The student who sat in the hall that day heard this one line, and dedicated the next 40 years to Zen practice to discover for himself this simple phrase: “Today is not yesterday. It’s today.”
Sometimes language makes things more complicated than it needs to be. So I will do my best to give you a similar line to take away. “Today is not death. It’s the afterlife.” I would be remiss to not talk about Youngstown, in the context of this statement: “Today is not death. It’s the afterlife.” We have a narrative in Youngstown of the death of industry, and the death of viable possibility. It’s a story that I know many people in this congregation refuse to buy into, but the story remains. It remains because too many people are living in the ash of yesterday’s fire. Too many people feel they are living a waking death that is as predictable as their father’s or mother’s life. Too many people are disconnected from a viable sense of hope and possibility after decades of neglect and corruption. I know many of us know this. I say all this as a reminder to stress the point than an afterlife does us no good as a mere philosophy or theological perspective, if it does not breed hope and possibility in the here and now.

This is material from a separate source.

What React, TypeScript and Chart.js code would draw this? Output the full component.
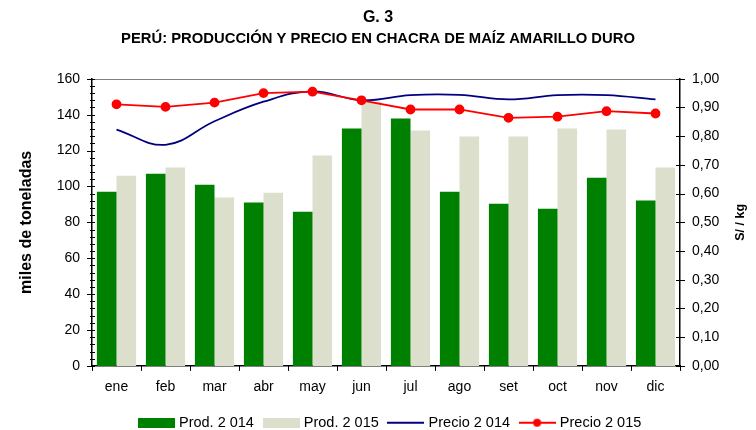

The afterlife I speak of is not a promise after our physical death. Though I know many ministers concern themselves with this question, honestly it is not the most important afterlife for me. I don’t want to wait for an afterlife. I want it now. I want it right now. I don’t want heaven later after I’ve lived my life. I want it now, and I want you to have heaven too, not later, but right now. It is available. It’s my guarantee, as unlikely as it seems. The heaven we seek is coming next, and is always next in line, coming toward us grabbing us by the ankles, dragging us into the afterlife of this day. We are mistaken if we think this is death or some kind of purgatory, biding our time. It is heaven, waiting for us to appreciate it. This heaven has been described by some like selling water by the river. You may think I’m selling you a line, but I’m just selling you water by the river, the same river that is ready to carry you into the next chapter, if you can settle yourself into it, and let it carry you all the way into the afterlife.